La contundencia temática y la innovación narrativa de País portátil, junto a su trayectoria como cuentista, fueron méritos suficientes para que ganara el Premio Nacional de Literatura en 1979. En su discurso de aceptación del reconocimiento, dijo que escribir era un constante enfrentamiento con la nada “porque nombrar rompe silencios, disuelve las tinieblas, realiza el milagro del ser” y agregó que “por las palabras, el universo se hace tenue, cobra orden, disuelve su aspereza, es habitable y reconocible”.

Fue un sustancioso discurso, ese con el que recibió el premio. Para el gobierno que se lo otorgó, Adriano era el incómodo narrador de ese país, que las élites hicieron portátil y para él, ellos eran los adversarios históricos a los que tanto había combatido y que siempre quisieron domesticarlo.

Tal vez fue por eso que quiso dejar constancia de su forma de lucha, cuando dijo que “los escritores, generalmente, no tenemos más armas que la imaginación, y en ella confiamos”.

Fue uno de tantos guiños de irreverente desafío presentes en ese mensaje, no solo en el plano político, sino también en campos más banales. Era bien conocido el gusto de Adriano por la vida bohemia, por las interminables tenidas en los bebederos de Sabana Grande, por las discusiones filosóficas y poéticas sorprendidas por las luces del nuevo día. “Allí nos espera la noche.
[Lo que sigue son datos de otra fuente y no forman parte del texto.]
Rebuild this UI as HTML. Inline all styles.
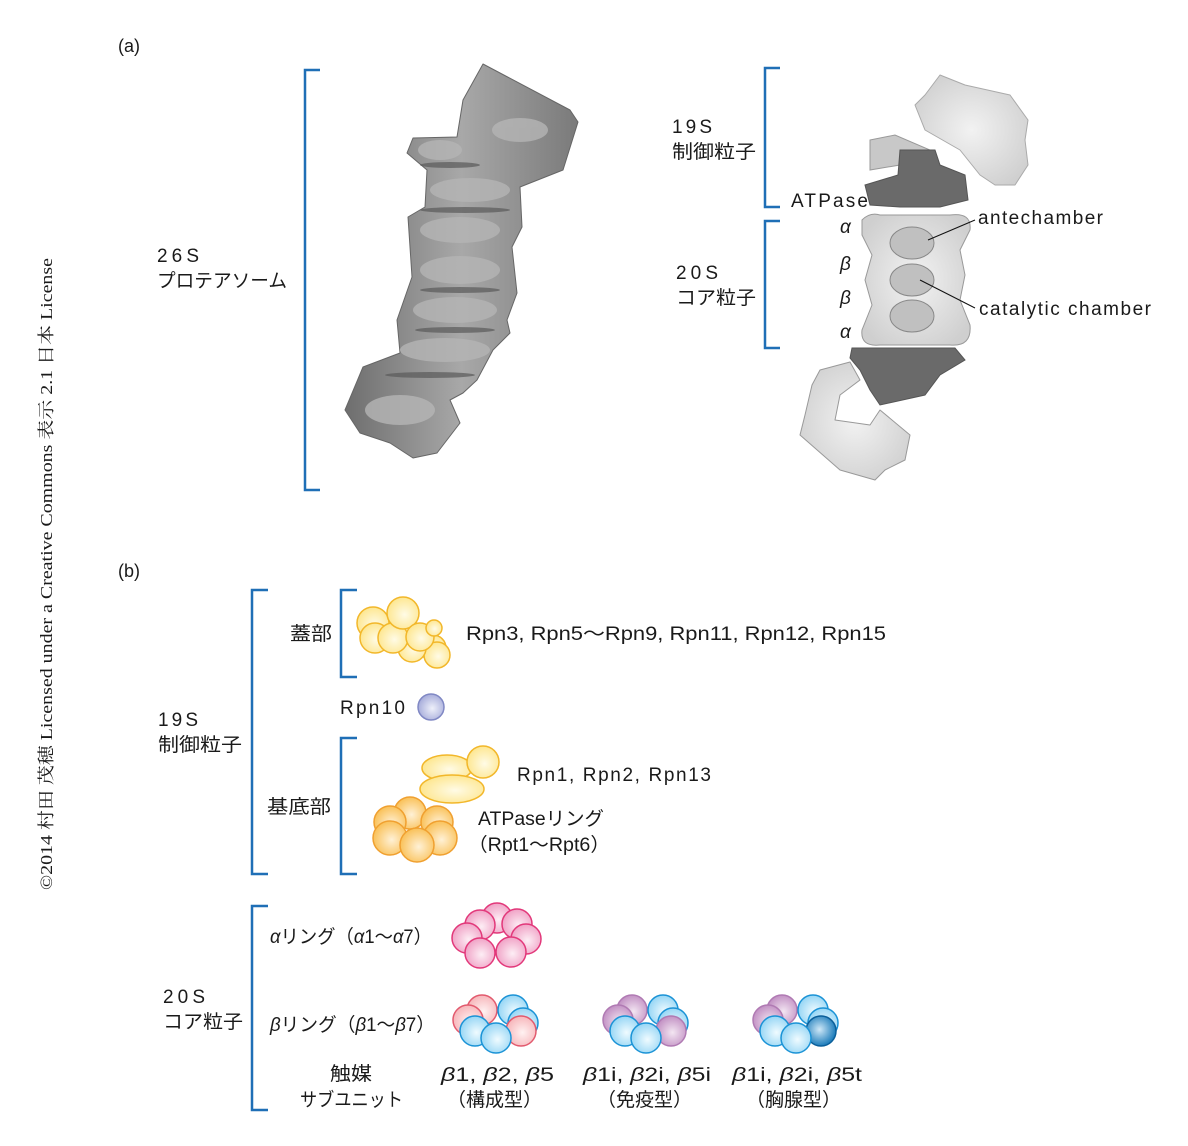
<!DOCTYPE html>
<html><head><meta charset="utf-8"><style>
html,body{margin:0;padding:0;background:#fff}
svg{display:block}
text{font-family:"Liberation Sans","Noto Sans CJK JP",sans-serif;fill:#1a1a1a}
.s{font-family:"Liberation Serif","Noto Serif CJK SC",serif}
</style></head><body>
<svg width="1188" height="1146" viewBox="0 0 1188 1146" xmlns="http://www.w3.org/2000/svg">
<defs>
<radialGradient id="gy" cx="0.55" cy="0.55" r="0.6"><stop offset="0" stop-color="#fffbe6"/><stop offset="1" stop-color="#fde58a"/></radialGradient>
<radialGradient id="go" cx="0.55" cy="0.55" r="0.6"><stop offset="0" stop-color="#fff1d6"/><stop offset="1" stop-color="#f9bd4e"/></radialGradient>
<radialGradient id="gp" cx="0.55" cy="0.55" r="0.6"><stop offset="0" stop-color="#fdeef5"/><stop offset="1" stop-color="#ef9cc2"/></radialGradient>
<radialGradient id="gr" cx="0.55" cy="0.55" r="0.6"><stop offset="0" stop-color="#fff2f2"/><stop offset="1" stop-color="#f6b1b6"/></radialGradient>
<radialGradient id="gb" cx="0.55" cy="0.55" r="0.6"><stop offset="0" stop-color="#f0fbff"/><stop offset="1" stop-color="#8fd3f4"/></radialGradient>
<radialGradient id="gm" cx="0.55" cy="0.55" r="0.6"><stop offset="0" stop-color="#f3e6f2"/><stop offset="1" stop-color="#be8ac0"/></radialGradient>
<radialGradient id="gd" cx="0.45" cy="0.45" r="0.6"><stop offset="0" stop-color="#cfe8f7"/><stop offset="1" stop-color="#0b72b5"/></radialGradient>
<radialGradient id="gv" cx="0.55" cy="0.55" r="0.6"><stop offset="0" stop-color="#eef0fa"/><stop offset="1" stop-color="#a1a7d8"/></radialGradient>
<linearGradient id="gg" x1="0" y1="0" x2="1" y2="0"><stop offset="0" stop-color="#6e6e6e"/><stop offset="0.5" stop-color="#a8a8a8"/><stop offset="1" stop-color="#7a7a7a"/></linearGradient>
<radialGradient id="gw" cx="0.5" cy="0.5" r="0.6"><stop offset="0" stop-color="#f2f2f2"/><stop offset="1" stop-color="#cfcfcf"/></radialGradient>
</defs>

<text class="s" transform="translate(52,890) rotate(-90)" font-size="17" textLength="632" lengthAdjust="spacingAndGlyphs">©2014 村田 茂穂 Licensed under a Creative Commons 表示 2.1 日本 License</text>

<text x="118" y="52" font-size="18">(a)</text>
<text x="118" y="577" font-size="18">(b)</text>

<g stroke="#1f6fb6" stroke-width="2.5" fill="none">
<path d="M320,70 H305 V490 H320"/>
<path d="M780,68 H765 V207 H780"/>
<path d="M780,221 H765 V348 H780"/>
<path d="M268,590 H252 V874 H268"/>
<path d="M357,590 H341 V677 H357"/>
<path d="M357,738 H341 V874 H357"/>
<path d="M268,906 H252 V1110 H268"/>
</g>

<text x="157" y="262" font-size="19" textLength="42">26S</text>
<text x="157" y="287" font-size="19" textLength="130" lengthAdjust="spacingAndGlyphs">プロテアソーム</text>

<path d="M483,64 L570,110 L578,122 L563,170 L520,187 L522,227 L512,247 L517,293 L507,320 L510,333 L493,350 L477,380 L463,393 L450,400 L460,423 L437,453 L413,458 L390,443 L360,433 L345,410 L363,367 L400,353 L397,320 L412,277 L410,247 L408,217 L425,207 L427,170 L407,153 L413,138 L457,137 L463,100 Z" fill="url(#gg)" stroke="#666" stroke-width="1" stroke-linejoin="round"/>
<g fill="#b5b5b5" opacity="0.8">
<ellipse cx="520" cy="130" rx="28" ry="12"/><ellipse cx="440" cy="150" rx="22" ry="10"/>
<ellipse cx="470" cy="190" rx="40" ry="12"/><ellipse cx="460" cy="230" rx="40" ry="13"/>
<ellipse cx="460" cy="270" rx="40" ry="14"/><ellipse cx="455" cy="310" rx="42" ry="13"/>
<ellipse cx="445" cy="350" rx="45" ry="12"/><ellipse cx="400" cy="410" rx="35" ry="15"/>
</g>
<g fill="#5a5a5a" opacity="0.7">
<ellipse cx="450" cy="165" rx="30" ry="3"/><ellipse cx="465" cy="210" rx="45" ry="3"/>
<ellipse cx="460" cy="290" rx="40" ry="3"/><ellipse cx="455" cy="330" rx="40" ry="3"/>
<ellipse cx="430" cy="375" rx="45" ry="3"/>
</g>

<text x="672" y="133" font-size="19" textLength="40">19S</text>
<text x="672" y="158" font-size="19" textLength="84" lengthAdjust="spacingAndGlyphs">制御粒子</text>
<text x="676" y="279" font-size="19" textLength="42">20S</text>
<text x="676" y="304" font-size="19" textLength="80" lengthAdjust="spacingAndGlyphs">コア粒子</text>
<text x="791" y="207" font-size="19" textLength="77">ATPase</text>
<text x="840" y="233" font-size="19" font-style="italic">α</text>
<text x="840" y="270" font-size="19" font-style="italic">β</text>
<text x="840" y="304" font-size="19" font-style="italic">β</text>
<text x="840" y="338" font-size="19" font-style="italic">α</text>
<text x="978" y="224" font-size="19" textLength="125">antechamber</text>
<text x="979" y="315" font-size="19" textLength="172">catalytic chamber</text>

<path d="M925,95 L940,75 L965,85 L1010,95 L1028,120 L1025,140 L1028,165 L1015,185 L995,185 L980,175 L960,150 L925,130 L915,105 Z" fill="url(#gw)" stroke="#aaa" stroke-linejoin="round"/>
<path d="M870,140 L895,135 L930,150 L900,165 L870,170 Z" fill="#c8c8c8" stroke="#999"/>
<path d="M900,150 L935,150 L940,165 L965,175 L968,200 L940,207 L900,207 L870,205 L865,185 L898,175 Z" fill="#6a6a6a" stroke="#555"/>
<path d="M862,220 Q870,212 880,215 L950,215 Q972,212 970,230 L960,250 L965,275 L960,300 L970,325 Q972,347 950,345 L880,345 Q860,347 862,330 L872,305 L865,280 L872,255 L862,235 Z" fill="url(#gw)" stroke="#999"/>
<g fill="#c0c0c0" stroke="#888"><ellipse cx="912" cy="243" rx="22" ry="16"/><ellipse cx="912" cy="280" rx="22" ry="16"/><ellipse cx="912" cy="316" rx="22" ry="16"/></g>
<g stroke="#111" stroke-width="1"><line x1="928" y1="240" x2="975" y2="220"/><line x1="920" y1="280" x2="975" y2="308"/></g>
<path d="M852,348 L955,348 L965,360 L940,375 L925,395 L880,405 L870,390 L860,370 L850,358 Z" fill="#6a6a6a" stroke="#555"/>
<path d="M820,370 L850,362 L860,380 L840,395 L835,420 L870,425 L880,410 L910,435 L905,460 L885,470 L875,480 L840,470 L800,435 L805,415 L812,385 Z" fill="url(#gw)" stroke="#999" stroke-linejoin="round"/>

<text x="158" y="726" font-size="19" textLength="40">19S</text>
<text x="158" y="751" font-size="19" textLength="84" lengthAdjust="spacingAndGlyphs">制御粒子</text>
<text x="290" y="640" font-size="19" textLength="42" lengthAdjust="spacingAndGlyphs">蓋部</text>
<text x="267" y="813" font-size="19" textLength="64" lengthAdjust="spacingAndGlyphs">基底部</text>
<text x="466" y="640" font-size="19" textLength="420" lengthAdjust="spacingAndGlyphs">Rpn3, Rpn5〜Rpn9, Rpn11, Rpn12, Rpn15</text>
<text x="340" y="714" font-size="19" textLength="65">Rpn10</text>
<text x="517" y="781" font-size="19" textLength="194">Rpn1, Rpn2, Rpn13</text>
<text x="478" y="825" font-size="19" textLength="126" lengthAdjust="spacingAndGlyphs">ATPaseリング</text>
<text x="468" y="851" font-size="19" textLength="142" lengthAdjust="spacingAndGlyphs">（Rpt1〜Rpt6）</text>

<g stroke="#f2b72a" stroke-width="1.5">
<circle cx="373" cy="623" r="16" fill="url(#gy)"/><circle cx="375" cy="638" r="15" fill="url(#gy)"/>
<circle cx="433" cy="648" r="13" fill="url(#gy)"/><circle cx="437" cy="655" r="13" fill="url(#gy)"/>
<circle cx="412" cy="648" r="14" fill="url(#gy)"/><circle cx="393" cy="638" r="15" fill="url(#gy)"/>
<circle cx="403" cy="613" r="16" fill="url(#gy)"/><circle cx="420" cy="637" r="14" fill="url(#gy)"/>
<circle cx="434" cy="628" r="8" fill="url(#gy)"/>
<ellipse cx="447" cy="768" rx="25" ry="13" fill="url(#gy)"/><circle cx="483" cy="762" r="16" fill="url(#gy)"/>
<ellipse cx="452" cy="789" rx="32" ry="14" fill="url(#gy)"/>
</g>
<circle cx="431" cy="707" r="13" fill="url(#gv)" stroke="#8088c4" stroke-width="1.5"/>
<g stroke="#f0a030" stroke-width="1.5" fill="url(#go)">
<circle cx="410" cy="813" r="16"/><circle cx="390" cy="822" r="16"/><circle cx="437" cy="822" r="16"/>
<circle cx="390" cy="838" r="17"/><circle cx="440" cy="838" r="17"/><circle cx="417" cy="845" r="17"/>
</g>

<text x="163" y="1003" font-size="19" textLength="42">20S</text>
<text x="163" y="1028" font-size="19" textLength="80" lengthAdjust="spacingAndGlyphs">コア粒子</text>
<text x="270" y="943" font-size="19" textLength="162" lengthAdjust="spacingAndGlyphs"><tspan font-style="italic">α</tspan>リング（<tspan font-style="italic">α</tspan>1〜<tspan font-style="italic">α</tspan>7）</text>
<text x="270" y="1031" font-size="19" textLength="165" lengthAdjust="spacingAndGlyphs"><tspan font-style="italic">β</tspan>リング（<tspan font-style="italic">β</tspan>1〜<tspan font-style="italic">β</tspan>7）</text>
<text x="330" y="1080" font-size="19" textLength="42" lengthAdjust="spacingAndGlyphs">触媒</text>
<text x="300" y="1106" font-size="19" textLength="103" lengthAdjust="spacingAndGlyphs">サブユニット</text>
<text x="441" y="1081" font-size="19" textLength="113" lengthAdjust="spacingAndGlyphs"><tspan font-style="italic">β</tspan>1, <tspan font-style="italic">β</tspan>2, <tspan font-style="italic">β</tspan>5</text>
<text x="447" y="1106" font-size="19" textLength="95" lengthAdjust="spacingAndGlyphs">（構成型）</text>
<text x="583" y="1081" font-size="19" textLength="128" lengthAdjust="spacingAndGlyphs"><tspan font-style="italic">β</tspan>1i, <tspan font-style="italic">β</tspan>2i, <tspan font-style="italic">β</tspan>5i</text>
<text x="597" y="1106" font-size="19" textLength="95" lengthAdjust="spacingAndGlyphs">（免疫型）</text>
<text x="732" y="1081" font-size="19" textLength="130" lengthAdjust="spacingAndGlyphs"><tspan font-style="italic">β</tspan>1i, <tspan font-style="italic">β</tspan>2i, <tspan font-style="italic">β</tspan>5t</text>
<text x="746" y="1106" font-size="19" textLength="95" lengthAdjust="spacingAndGlyphs">（胸腺型）</text>

<g stroke="#e2387a" stroke-width="1.5" fill="url(#gp)">
<circle cx="497" cy="918" r="15"/><circle cx="480" cy="925" r="15"/><circle cx="517" cy="924" r="15"/>
<circle cx="467" cy="938" r="15"/><circle cx="526" cy="939" r="15"/>
<circle cx="480" cy="953" r="15"/><circle cx="511" cy="952" r="15"/>
</g>
<g stroke-width="1.5">
<circle cx="482" cy="1010" r="15" fill="url(#gr)" stroke="#e25a6e"/>
<circle cx="468" cy="1020" r="15" fill="url(#gr)" stroke="#e25a6e"/>
<circle cx="513" cy="1010" r="15" fill="url(#gb)" stroke="#1b93d6"/>
<circle cx="523" cy="1023" r="15" fill="url(#gb)" stroke="#1b93d6"/>
<circle cx="521" cy="1031" r="15" fill="url(#gr)" stroke="#e25a6e"/>
<circle cx="475" cy="1031" r="15" fill="url(#gb)" stroke="#1b93d6"/>
<circle cx="496" cy="1038" r="15" fill="url(#gb)" stroke="#1b93d6"/>

<circle cx="632" cy="1010" r="15" fill="url(#gm)" stroke="#b07ab3"/>
<circle cx="618" cy="1020" r="15" fill="url(#gm)" stroke="#b07ab3"/>
<circle cx="663" cy="1010" r="15" fill="url(#gb)" stroke="#1b93d6"/>
<circle cx="673" cy="1023" r="15" fill="url(#gb)" stroke="#1b93d6"/>
<circle cx="671" cy="1031" r="15" fill="url(#gm)" stroke="#b07ab3"/>
<circle cx="625" cy="1031" r="15" fill="url(#gb)" stroke="#1b93d6"/>
<circle cx="646" cy="1038" r="15" fill="url(#gb)" stroke="#1b93d6"/>

<circle cx="782" cy="1010" r="15" fill="url(#gm)" stroke="#b07ab3"/>
<circle cx="768" cy="1020" r="15" fill="url(#gm)" stroke="#b07ab3"/>
<circle cx="813" cy="1010" r="15" fill="url(#gb)" stroke="#1b93d6"/>
<circle cx="823" cy="1023" r="15" fill="url(#gb)" stroke="#1b93d6"/>
<circle cx="821" cy="1031" r="15" fill="url(#gd)" stroke="#0b5f9a"/>
<circle cx="775" cy="1031" r="15" fill="url(#gb)" stroke="#1b93d6"/>
<circle cx="796" cy="1038" r="15" fill="url(#gb)" stroke="#1b93d6"/>
</g>
</svg>
</body></html>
En las copas de los árboles fulge un extraño licor. Hay músicos, vagabundos, solitarios y mendigos. Están mis hermanos, los poetas y los desventurados del corazón. Poco a poco seguiremos el despliegue y la ceremonia. Alguien llegará con una rosa inventada (…) Habrá quien discuta hasta el amanecer: es explicable. Los escritores nos embriagamos en el festín de la palabra”.

Un mago de la palabra

Dice Jiménez Emán que “aparte de sus cualidades literarias, González León fue un gran expositor, un mago de la palabra en sus clases universitarias y también en televisión, con su programa Contratema: una extraordinaria cátedra de literatura, sin guion preconcebido”.

También era un gran humorista, un típico echador de cuentos de la sierra andina, con picardía y gran chispa.

En cuanto a su obra escrita después de País Portátil, publicó la novela Viejo en 2004, dos poemarios y un libro póstumo, difícil de ubicar en un género determinado (muestra elementos de crónica, semblanza y crítica). Se trata de Señas de una generación, que contiene los perfiles de 23 creadores que pertenecieron a los grupos literarios Sardio y Tabla Redonda.

Andrés González Camino, hijo de Adriano, explica en el prólogo de este último libro que el escritor dejó “papeles sueltos, folletos, servilletas manuscritas, facturas, apuntes de clase, cartas locas, postales, guiones y un sinfín de hojas”. Adicionalmente había un cuaderno con las semblanzas referidas.

Siempre innovando en materia de técnica narrativa, González León retrata a los autores como personajes de sus propias obras.

No hizo apología por amistad, sino opinó a veces con dureza. Quienes lo conocieron afirman que por eso prefirió que se publicara cuando ya ni él ni varios de los criticados están en este plano.